Es steht außer Frage, dass die armenische Entscheidung auf Druck des Kremls zustande kam. Die hauptsächlich sicherheitspolitische Motivation hinter dieser Wahl machte Sargsjan in seiner Begründung klar. In Anspielung auf die ebenfalls Russland-dominierte Organisation des Vertrages über kollektive Sicherheit (CSTO), sagte der armenische Präsident, wenn ein Land Teil eines militärischen Sicherheitssystems ist, sei es unmöglich, sich von einem Wirtschaftraum, der die gleichen Staaten umfasse, zu isolieren. Armenien gehört der CSTO seit ihrer Gründung im Oktober 2002 an. In Armenien befindet sich auch eine russische Militärbasis mit derzeit 5000 Soldaten. Sicherheitspolitisch spielt der seit Jahren andauernde Nagorny-Karabach-Konflikt mit dem rohstoffreichen und wirtschaftlich überlegenen Aserbaidschan dabei eine bedeutende Rolle. Aserbaidschans Verteidigungshaushalt umfasst fast das gesamte armenische Staatsbudget. Neue Waffenlieferungen im Wert von 4 Mrd. USD erhielt Aserbaidschan erst vor kurzem von Russland. Verbunden mit der Kriegsrethorik empfindet Armenien das aserbaidschanische Militärpotential als eine sehr akute Sicherheitsgefahr.

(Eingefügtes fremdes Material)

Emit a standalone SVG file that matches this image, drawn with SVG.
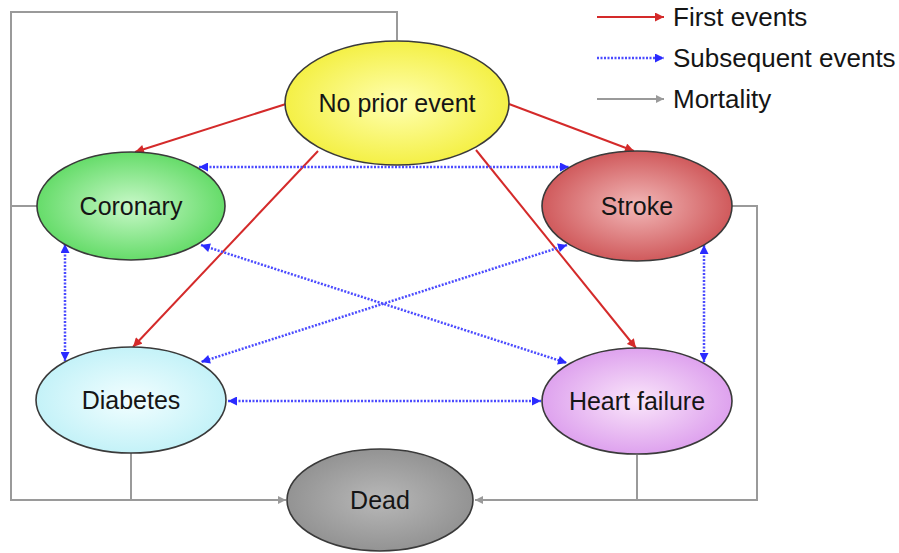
<svg xmlns="http://www.w3.org/2000/svg" width="899" height="553" viewBox="0 0 899 553">
<defs>
<style>
.red{stroke:#d42a2a;stroke-width:2;fill:none}
.blue{stroke:#4b4bff;stroke-width:2.5;stroke-dasharray:2 1.5;fill:none}
.gray{stroke:#9a9a9a;stroke-width:2;fill:none}
.node{stroke:#3a3a3a;stroke-width:1.6}
.lbl{font-family:"Liberation Sans",Arial,sans-serif;font-size:25px;fill:#151515;text-anchor:middle}
.leg{font-family:"Liberation Sans",Arial,sans-serif;font-size:26px;fill:#151515}
</style>
<marker id="ar" viewBox="0 0 10 10" refX="10" refY="5" markerUnits="userSpaceOnUse" markerWidth="10" markerHeight="9" orient="auto"><path d="M0,0 L10,5 L0,10 z" fill="#d42a2a"/></marker>
<marker id="ab" viewBox="0 0 10 10" refX="10" refY="5" markerUnits="userSpaceOnUse" markerWidth="10" markerHeight="9" orient="auto-start-reverse"><path d="M0,0 L10,5 L0,10 z" fill="#2b2bff"/></marker>
<marker id="ag" viewBox="0 0 10 10" refX="10" refY="5" markerUnits="userSpaceOnUse" markerWidth="10" markerHeight="8" orient="auto"><path d="M0,0 L10,5 L0,10 z" fill="#9a9a9a"/></marker>
<radialGradient id="gy"><stop offset="0" stop-color="#ffffb0"/><stop offset="1" stop-color="#f4f046"/></radialGradient>
<radialGradient id="gg"><stop offset="0" stop-color="#c8f8c8"/><stop offset="1" stop-color="#66dc6a"/></radialGradient>
<radialGradient id="gr"><stop offset="0" stop-color="#f2b8b8"/><stop offset="1" stop-color="#d05a5c"/></radialGradient>
<radialGradient id="gc"><stop offset="0" stop-color="#f2feff"/><stop offset="1" stop-color="#c4f2f8"/></radialGradient>
<radialGradient id="gp"><stop offset="0" stop-color="#fae6fa"/><stop offset="1" stop-color="#dea2ee"/></radialGradient>
<radialGradient id="gd"><stop offset="0" stop-color="#b8b8b8"/><stop offset="1" stop-color="#939393"/></radialGradient>
</defs>
<rect width="899" height="553" fill="#ffffff"/>
<g id="connectors">
<path class="gray" d="M397,40 V12 H11 V500 H286" marker-end="url(#ag)"/>
<path class="gray" d="M37,206 H11"/>
<path class="gray" d="M131,453 V500"/>
<path class="gray" d="M732,206 H757 V500 H475" marker-end="url(#ag)"/>
<path class="gray" d="M637,455 V500"/>
<line class="red" x1="286" y1="104" x2="135" y2="152" marker-end="url(#ar)"/>
<line class="red" x1="509" y1="104" x2="634" y2="151" marker-end="url(#ar)"/>
<line class="red" x1="318" y1="151" x2="133" y2="347" marker-end="url(#ar)"/>
<line class="red" x1="476" y1="150" x2="636" y2="348" marker-end="url(#ar)"/>
<line class="blue" x1="199" y1="167" x2="569" y2="167" marker-start="url(#ab)" marker-end="url(#ab)"/>
<line class="blue" x1="201" y1="245" x2="567" y2="363" marker-start="url(#ab)" marker-end="url(#ab)"/>
<line class="blue" x1="567" y1="245" x2="201" y2="362" marker-start="url(#ab)" marker-end="url(#ab)"/>
<line class="blue" x1="228" y1="401" x2="541" y2="401" marker-start="url(#ab)" marker-end="url(#ab)"/>
<line class="blue" x1="65" y1="244" x2="65" y2="361" marker-start="url(#ab)" marker-end="url(#ab)"/>
<line class="blue" x1="704" y1="245" x2="704" y2="362" marker-start="url(#ab)" marker-end="url(#ab)"/>
</g>
<g id="legend">
<line class="red" x1="597" y1="17" x2="664" y2="17" marker-end="url(#ar)"/>
<text class="leg" x="673" y="26">First events</text>
<line class="blue" x1="597" y1="58" x2="664" y2="58" marker-end="url(#ab)"/>
<text class="leg" x="673" y="67">Subsequent events</text>
<line class="gray" x1="597" y1="99" x2="664" y2="99" marker-end="url(#ag)"/>
<text class="leg" x="673" y="108">Mortality</text>
</g>
<g id="no-prior-event">
<ellipse class="node" cx="397" cy="103" rx="112" ry="62" fill="url(#gy)"/>
<text class="lbl" x="397" y="112">No prior event</text>
</g>
<g id="coronary">
<ellipse class="node" cx="131" cy="206" rx="94" ry="54" fill="url(#gg)"/>
<text class="lbl" x="131" y="215">Coronary</text>
</g>
<g id="stroke">
<ellipse class="node" cx="637" cy="206" rx="95" ry="55" fill="url(#gr)"/>
<text class="lbl" x="637" y="215">Stroke</text>
</g>
<g id="diabetes">
<ellipse class="node" cx="131" cy="400" rx="95" ry="53" fill="url(#gc)"/>
<text class="lbl" x="131" y="409">Diabetes</text>
</g>
<g id="heart-failure">
<ellipse class="node" cx="637" cy="401" rx="95" ry="53" fill="url(#gp)"/>
<text class="lbl" x="637" y="410">Heart failure</text>
</g>
<g id="dead">
<ellipse class="node" cx="380" cy="500" rx="93" ry="51" fill="url(#gd)"/>
<text class="lbl" x="380" y="509">Dead</text>
</g>
</svg>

Darüber hinaus ist auch der Wirtschaftssektor in Armenien russisch dominiert. Russland, wo eine millionenstarke Diaspora lebt, ist der größte Investor in Armenien und kontrolliert den Energiesektor. Armenien bezieht über Georgien russisches Gas und unterhält eine Pipeline in den Iran. Diese wird jedoch zu großen Teilen durch die Gazprom-Tochter ArmrosGazprom verwaltet. Eine selektive Erhöhung der Gaspreise bei einer gleichzeitigen Beschränkung der armenisch-iranischen Kapazität wurden erst kürzlich von Russland als Druckmittel genutzt. So hatte der Gasversorger Gazprom im Juli diesen Jahres seine Preise von 245 auf 300 Euro pro tausend Kubikmeter erhöht. Verteuerungen von Dienstleistungen und Lebensmitteln waren die Folge. Eine 50-prozentige Erhöhung von Fahrpreisen für öffentliche Verkehrsmittel führte zu breit angelegten Protesten der Bevölkerung.

Dieses Abhängigkeitsverhältnis legt nahe, dass der Handlungsspielraum jeder armenischen Administration vollkommen dem politischen Willen in Moskau ausgeliefert ist. Armenien versucht zwar eine außenpolitische Strategie zu verfolgen, die als „Politik der Komplementarität“ oder viel anschaulicher mit „sitting on the fence“ beschrieben wird. Diese Strategie, die eine Reaktion auf die politische und geographische Isolation ist, erweist sich als eine risikoreiche Gratwanderung. In einer Region mit machtpolitischen Interessen verschiedener Akteure ist es ein schwieriges Unterfangen, mit allen wichtigen Akteuren gute Beziehungen zu pflegen. Der Aufbau enger Beziehungen zu staatlichen oder supranationalen Akteuren war und ist in Armenien daher immer mit der Herausforderung verbunden, nicht die eigenen Handlungsoptionen zu beschränken . Vor diesem Hintergrund wäre die Annäherung an europäische Strukturen nur dann mit den außenpolitischen Möglichkeiten Armeniens vereinbar, wenn diese von Russland nicht als eine politische Abkehr interpretiert wird.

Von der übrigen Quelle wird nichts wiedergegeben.